BEGIN Recorded data
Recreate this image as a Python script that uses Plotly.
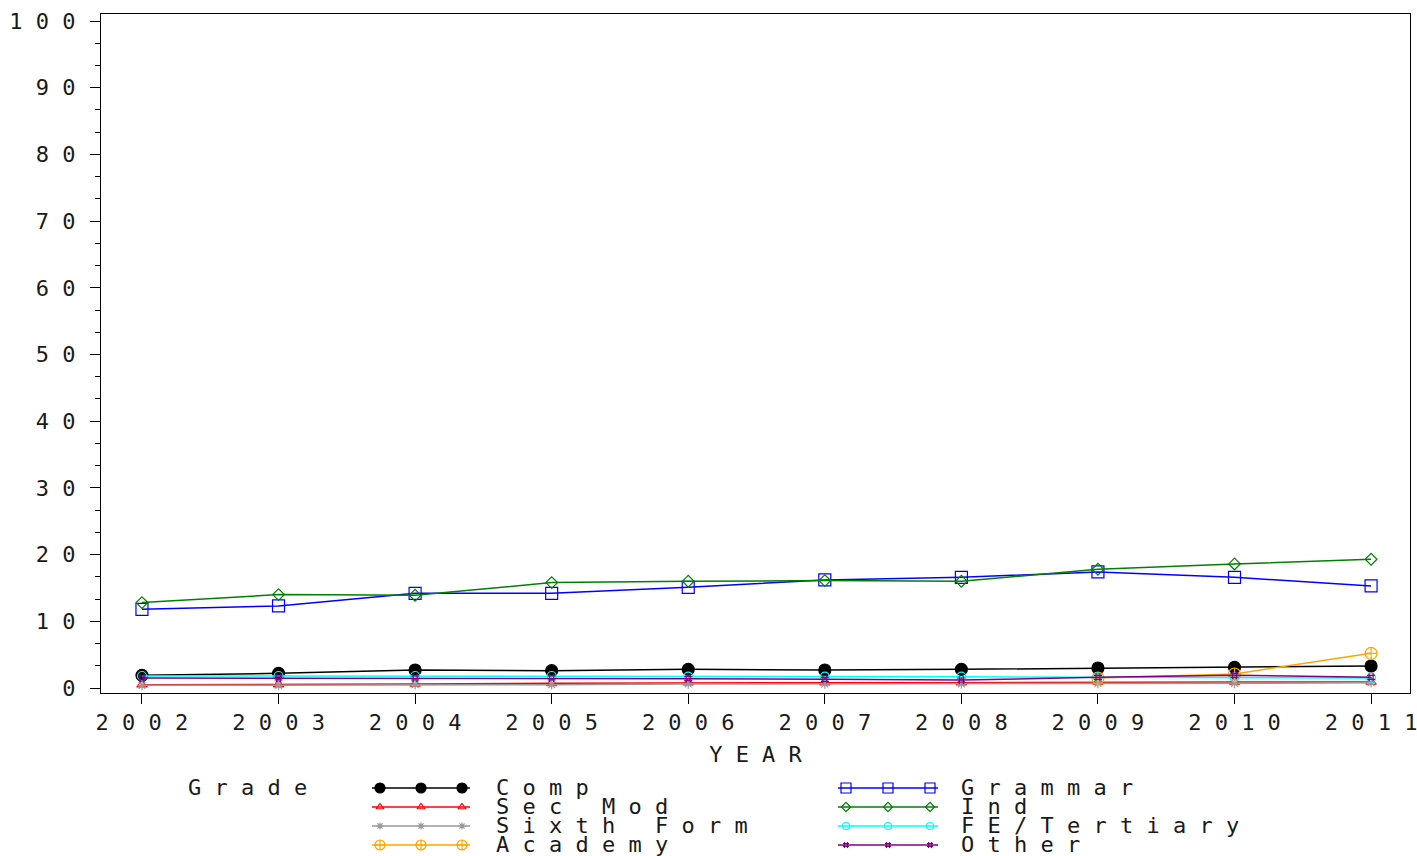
import plotly.graph_objects as go

years = [2002, 2003, 2004, 2005, 2006, 2007, 2008, 2009, 2010, 2011]

comp = [1.9, 2.2, 2.7, 2.6, 2.8, 2.7, 2.8, 3.0, 3.1, 3.3]
sec_mod = [0.5, 0.5, 0.6, 0.7, 0.8, 0.8, 0.8, 0.9, 0.9, 0.9]
sixth_form = [0.4, 0.4, 0.5, 0.5, 0.6, 0.6, 0.6, 0.7, 0.7, 0.8]
academy = [None, None, None, None, None, None, None, 1.5, 2.1, 5.2]
grammar = [11.8, 12.3, 14.2, 14.2, 15.1, 16.2, 16.6, 17.4, 16.6, 15.3]
ind = [12.8, 14.0, 13.9, 15.8, 16.0, 16.1, 16.0, 17.8, 18.6, 19.3]
fe_tertiary = [1.8, 1.8, 1.8, 1.8, 1.7, 1.7, 1.7, 1.6, 1.6, 1.5]
other = [1.5, 1.5, 1.5, 1.5, 1.4, 1.3, 1.2, 1.6, 1.9, 1.6]

y_ticks = [0, 10, 20, 30, 40, 50, 60, 70, 80, 90, 100]

series = [
    ("Comp", comp, "black", "circle", 12),
    ("Sec Mod", sec_mod, "red", "triangle-up-open", 9),
    ("Sixth Form", sixth_form, "#999999", "asterisk-open", 8),
    ("Academy", academy, "orange", "circle-cross-open", 12),
    ("Grammar", grammar, "blue", "square-open", 12),
    ("Ind", ind, "green", "diamond-open", 9),
    ("FE/Tertiary", fe_tertiary, "cyan", "circle-open", 9),
    ("Other", other, "purple", "hash-open", 8),
]

NB = "\u00a0"


def spaced(s, gap=1):
    return (NB * gap).join(NB if c == " " else c for c in s)


FONT = dict(family="DejaVu Sans Mono", size=22, color="#1a1a1a")

fig = go.Figure()

for name, vals, color, sym, size in series:
    fig.add_trace(go.Scatter(
        x=years, y=vals, mode="lines+markers", name=name,
        line=dict(color=color, width=1.5),
        marker=dict(symbol=sym, size=size, color=color,
                    line=dict(color=color, width=1.2)),
        showlegend=False, connectgaps=False,
    ))

# Layout targets (screen pixels); K compensates the page's vertical fit
W, H = 1417, 864
K = H / 856
top_m = 14 * K
plot_bottom = 693 * K
leg_rows = [r * K for r in (788, 807, 826, 845)]
col_line = [(372, 470), (838, 938)]
col_text = [494, 959]
for i, (name, vals, color, sym, size) in enumerate(series):
    col, row = divmod(i, 4)
    x0, x1 = col_line[col]
    mk = [x0 + 8, (x0 + x1) / 2, x1 - 8]
    fig.add_trace(go.Scatter(
        x=[x0, x1], y=[leg_rows[row]] * 2, mode="lines", xaxis="x2", yaxis="y2",
        line=dict(color=color, width=1.5), showlegend=False, hoverinfo="skip",
        cliponaxis=False,
    ))
    fig.add_trace(go.Scatter(
        x=mk, y=[leg_rows[row]] * 3, mode="markers", xaxis="x2", yaxis="y2",
        marker=dict(symbol=sym, size=size - 2, color=color,
                    line=dict(color=color, width=1.2)),
        showlegend=False, hoverinfo="skip", cliponaxis=False,
    ))
    fig.add_annotation(x=col_text[col], y=leg_rows[row], xref="x2", yref="y2",
                       text=spaced(name), showarrow=False, xanchor="left",
                       yanchor="middle", font=FONT)

fig.add_annotation(x=186, y=leg_rows[0], xref="x2", yref="y2", text=spaced("Grade"),
                   showarrow=False, xanchor="left", yanchor="middle", font=FONT)

paper_h = H - top_m
dom_bottom = (H - plot_bottom) / paper_h

fig.update_layout(
    width=W, height=H,
    margin=dict(l=101, r=7, t=top_m, b=0, pad=0),
    paper_bgcolor="white", plot_bgcolor="white",
    showlegend=False,
    xaxis=dict(
        range=[2001.7, 2011.285], tickmode="array", tickvals=years,
        ticktext=[spaced(str(y)) for y in years], ticklabeloverflow="allow",
        ticks="outside", ticklen=10, tickwidth=1, tickcolor="black",
        showline=True, linecolor="black", linewidth=1, mirror=True,
        showgrid=False, zeroline=False, tickfont=FONT, ticklabelstandoff=0,
        title=dict(text=spaced("YEAR"), font=FONT, standoff=12),
        anchor="y",
    ),
    yaxis=dict(
        domain=[dom_bottom, 1], range=[-0.75, 101.05], tickmode="array",
        tickvals=y_ticks, ticktext=[spaced(str(v)) for v in y_ticks],
        ticks="outside", ticklen=10, tickwidth=1, tickcolor="black",
        minor=dict(dtick=10 / 3, tick0=0, ticks="outside", ticklen=5,
                   tickcolor="black", showgrid=False),
        showline=True, linecolor="black", linewidth=1, mirror=True,
        showgrid=False, zeroline=False, tickfont=FONT, ticklabelstandoff=10,
    ),
    xaxis2=dict(domain=[0, 1], range=[101, 1410], visible=False, anchor="y2",
                fixedrange=True),
    yaxis2=dict(domain=[0, dom_bottom], range=[H, plot_bottom], visible=False,
                anchor="x2", fixedrange=True),
)

fig.write_html(
    "out.html",
    config={"displayModeBar": False},
    post_script="document.body.style.margin='0';",
)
END Recorded data
- _Goal of the exercise_: Your task is to return the lines above, from the first one up to and including the line containing "1.6, 1.9, 1.6]", minus any pictures.

- _Solution to this problem_:
Recreate this image as a Python script that uses Plotly.
import plotly.graph_objects as go

years = [2002, 2003, 2004, 2005, 2006, 2007, 2008, 2009, 2010, 2011]

comp = [1.9, 2.2, 2.7, 2.6, 2.8, 2.7, 2.8, 3.0, 3.1, 3.3]
sec_mod = [0.5, 0.5, 0.6, 0.7, 0.8, 0.8, 0.8, 0.9, 0.9, 0.9]
sixth_form = [0.4, 0.4, 0.5, 0.5, 0.6, 0.6, 0.6, 0.7, 0.7, 0.8]
academy = [None, None, None, None, None, None, None, 1.5, 2.1, 5.2]
grammar = [11.8, 12.3, 14.2, 14.2, 15.1, 16.2, 16.6, 17.4, 16.6, 15.3]
ind = [12.8, 14.0, 13.9, 15.8, 16.0, 16.1, 16.0, 17.8, 18.6, 19.3]
fe_tertiary = [1.8, 1.8, 1.8, 1.8, 1.7, 1.7, 1.7, 1.6, 1.6, 1.5]
other = [1.5, 1.5, 1.5, 1.5, 1.4, 1.3, 1.2, 1.6, 1.9, 1.6]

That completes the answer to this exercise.